1. Proper silverware etiquette is spoon in the right hand, fork in the left. You shovel food onto your spoon with the fork. The fork is mainly for distribution of food. There are no knives, that's what the spoon is for. If something cannot be cut with your spoon then you had a bad cook who should have made it bite sized to begin with.

2. Food is cheaper and better at the market or street stand than you would find in a restaurant. There may not be a place to sit, and you may be eating Pad Thai with what are essentially shortened skewers, but it will be cheap and tasty.

3. Sometimes you have to fight flies if you want to eat. Swat the army of flies away with one hand, shovel noodles in your face with the other. 

4. There are vegetables in very few things. Those few things have very few vegetables in them. Meals consist of rice and/or noodles and some form of protein. Here in Lamphun, that protein is pork more often than not. Also, egg is in everything.

5. One drinks alcohol with copious amounts of ice and water. Beer must  be topped off with at least three ice cubes. Whiskey is one part whiskey, three parts water and three parts soda water. Asking for coke makes you a drug addict. Or a foreigner.

Concerning language:

1. Most Thais know two phrases: "Hello!" and "Where you go?" You will hear those two phrases so many times you will dream of creative ways to murder the next person that says them to you.

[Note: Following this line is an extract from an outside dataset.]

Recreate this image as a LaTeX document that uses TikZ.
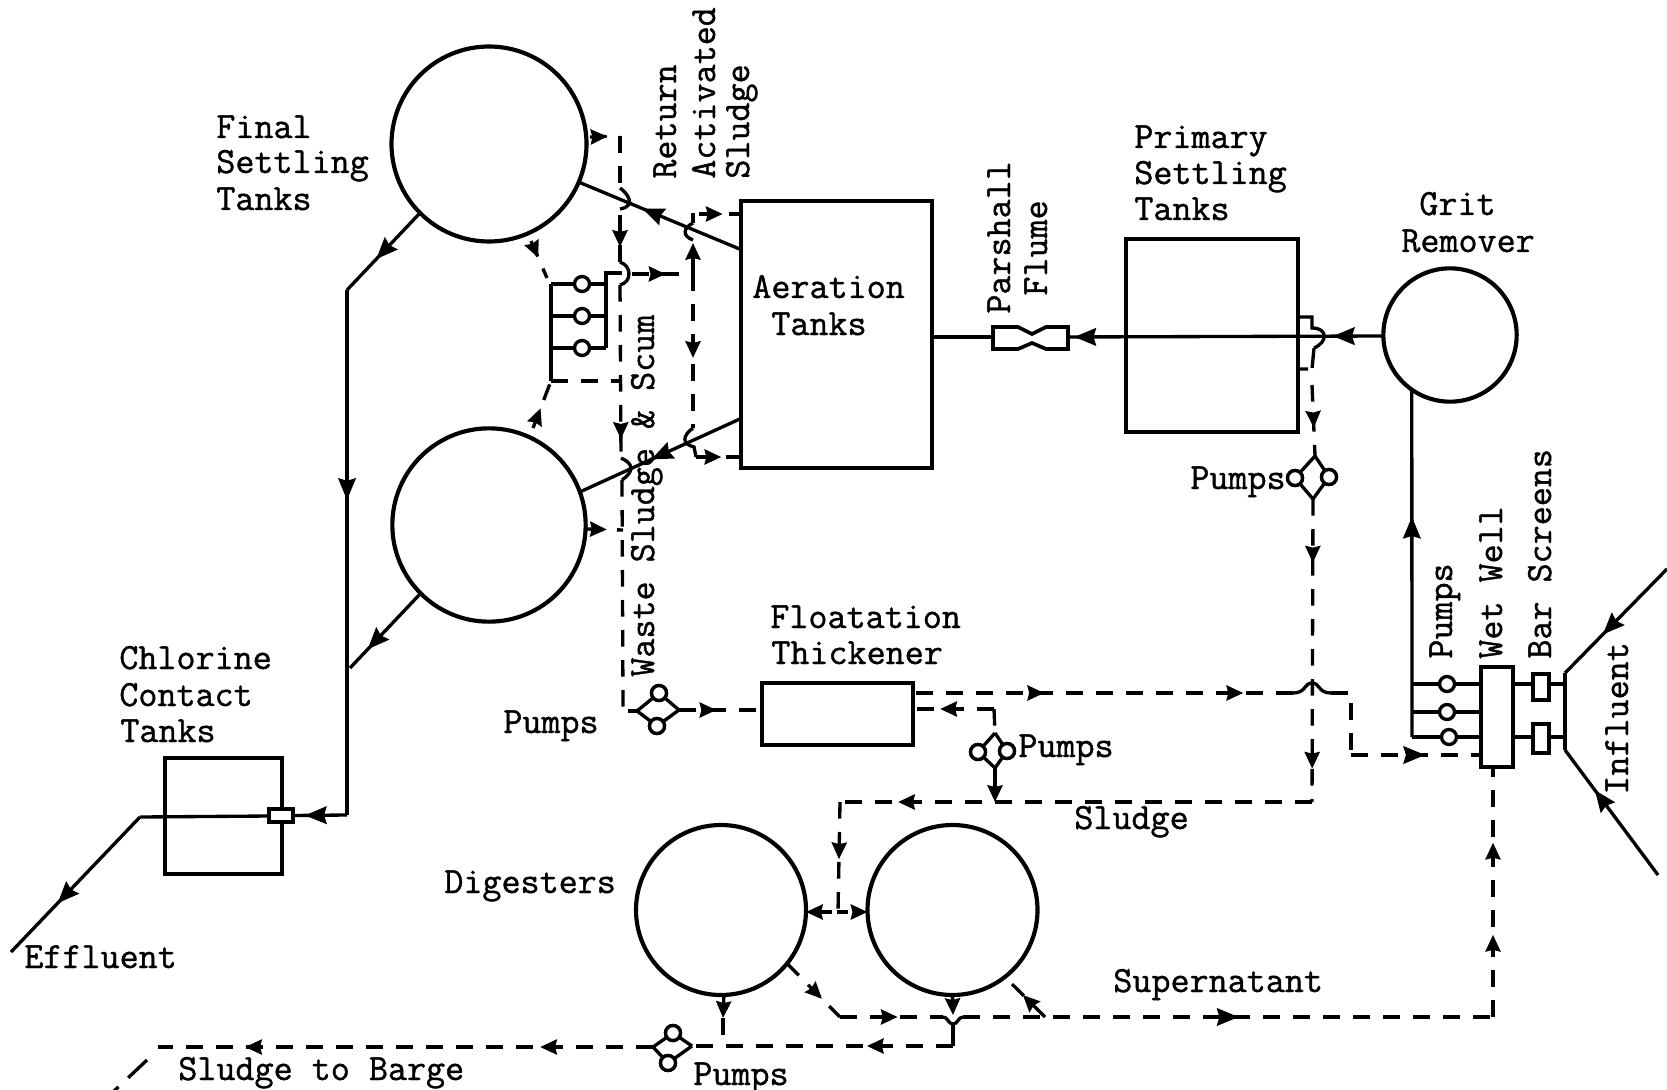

2. If they know more phrases than the above two, they will use them. Even in passing or while you are walking away and with no context, just to prove to you that they can. 
If they do not know more, they will begin speaking to you in Thai and expect you to understand anyway.

3. If you are in a restaurant and cannot name something you want to eat, you will be brought a menu. 4 times out of 5, it will be in Thai and the server will expect you to be able to read it, as they might point to things that you should think are desirable.

Concerning schools:

1. Read number one Concerning language.

2. If the kids know you do not know Thai, they will then try to only speak to you in Thai. When you respond that they should be speaking English, they will say "Teacher! Sa-peak THAI!" 
If it is not a game, Thai kids do not care about it. They will then ask for the entire class time, "Teacher! Next week, game?"

3. Copying someone else's schoolwork is to be encouraged. If you don't know the answer yourself, someone else's is good enough. It's not really cheating, it's being helped by a classmate.

4. If you don't understand something, don't you dare say so. Thai teachers will just tell you it doesn't matter, and besides, you can trade those math answers you don't know for your science paper. When in doubt, cheat. 

4. Twenty kids yelling different things at once is an acceptable way to communicate with the teacher.

5. There is almost never a full school week. School is mostly an excuse to have tournaments and celebrations, and cheap (meaning free) labor for frilly decorations with which to impress official, usually government, folk.


Miscellaneous weird shit:

1. Seen in Pai: a two-foot long rat tail.... Dreadlock.

2. Seen in Lamphun: a man walking his birds. Seriously. He had like 6 or 7 bright green and yellow birds, just a a-hoppin' along on the sidewalk as he muttered to them and swept the laggers along.